Print Edition - 2014-09-25 | Main News
Parties ‘to miss’ mid-Oct limit
- constitution writing
- A month needed to prepare first draft after pact: Panel
Sep 24, 2014-
Parties are likely to miss the mid-October deadline for preparing a first draft of new constitution even if disputed issues are resolved through a voting process due to sluggish pace of work, cross-party leaders said on Wednesday.
A meeting of Drafting Committee on Wednesday concluded that it would take at least a month after the parties settled the contentious issues. With the deadline just three weeks away, the Political Dialogue and Consensus Committee (PDCC) is yet to settle the key disputes in constitution writing. As parties are engaged in dispute over High-level Political Committee leadership and its terms of reference, there have not been substantial discussions on the contentious issues.
Nepali Congress leader Krishna Prasad Sitaula said although the parties are likely to miss the deadline to accomplish the tasks, they are committed to deliver a new constitution by January 22.
Following the second extension of deadline, the PDCC has to settle key contentious issues such as federalism, forms of governance, electoral system and judiciary by September 30. The committee had earlier failed to complete the tasks within the mid-September deadline.
The parties are sharply divided over the process to be adopted. The ruling Nepali Congress and CPN-UML want to settle disputed issues through a voting process if they could not reach a consensus.
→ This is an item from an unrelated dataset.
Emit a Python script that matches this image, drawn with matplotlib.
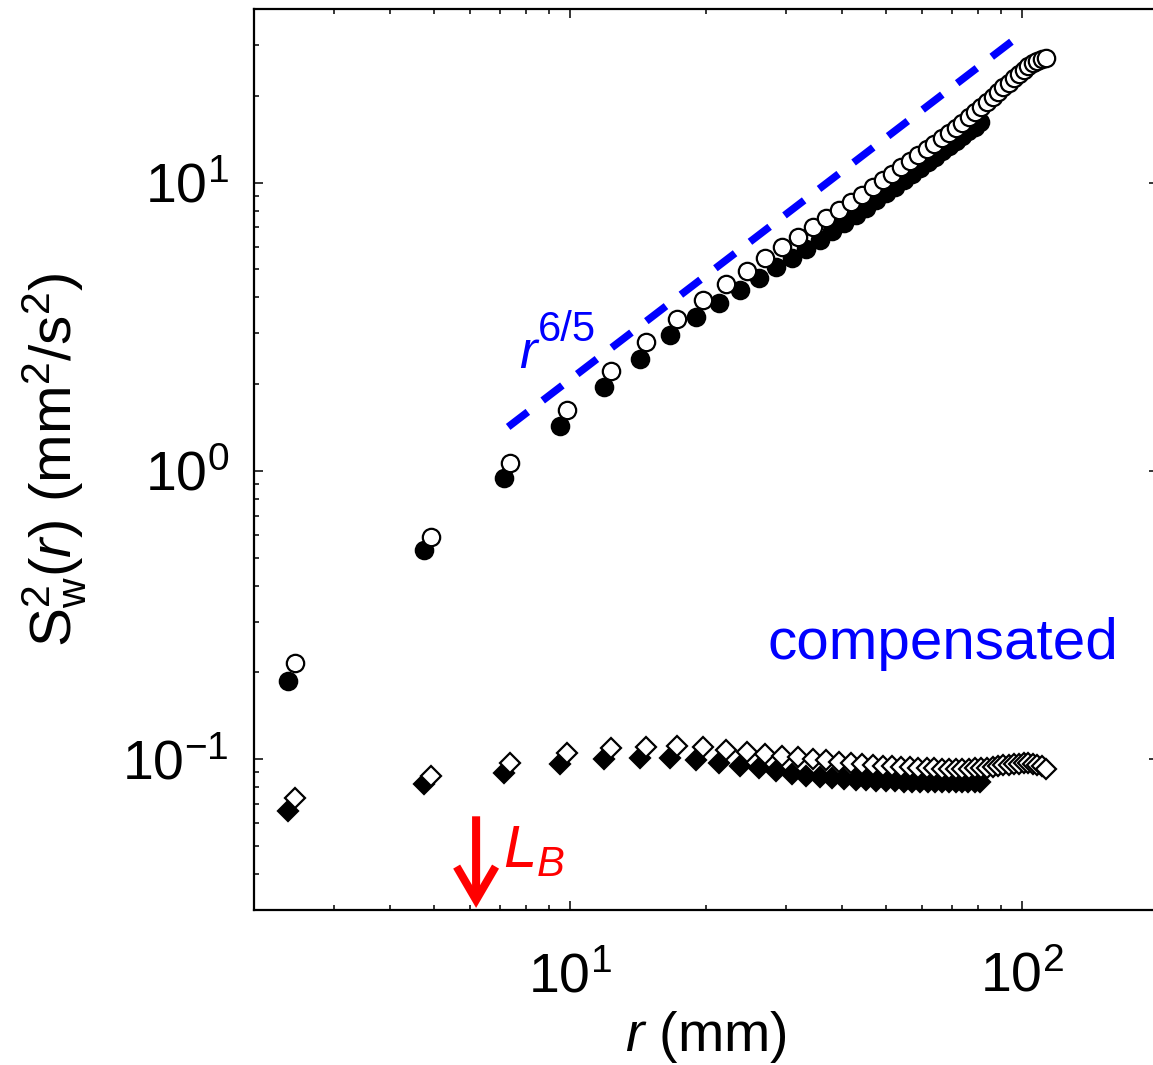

But the opposition parties are against it, arguing that it is not possible to prepare a questionnaire on disputed issues and put that to the vote.
“Parties in the CA have their own position and it is not possible to address all of them,” said Sadbhawana party lawmaker Laxman Lal Karna. But he hinted that the parties could reach an agreement to prepare a first draft of new constitution incorporating both agreed and disputed issues even if it is not possible to meet the mid-October deadline. With the parties unwilling to budge, PDCC Chairman Baburam Bhattarai asked them to come up with their respective position on key contentious issues of the new constitution in writing. A leader said the PDCC could submit its report to the CA, incorporating both agreed and disputed issues of the new constitution if the parties failed to reach a consensus.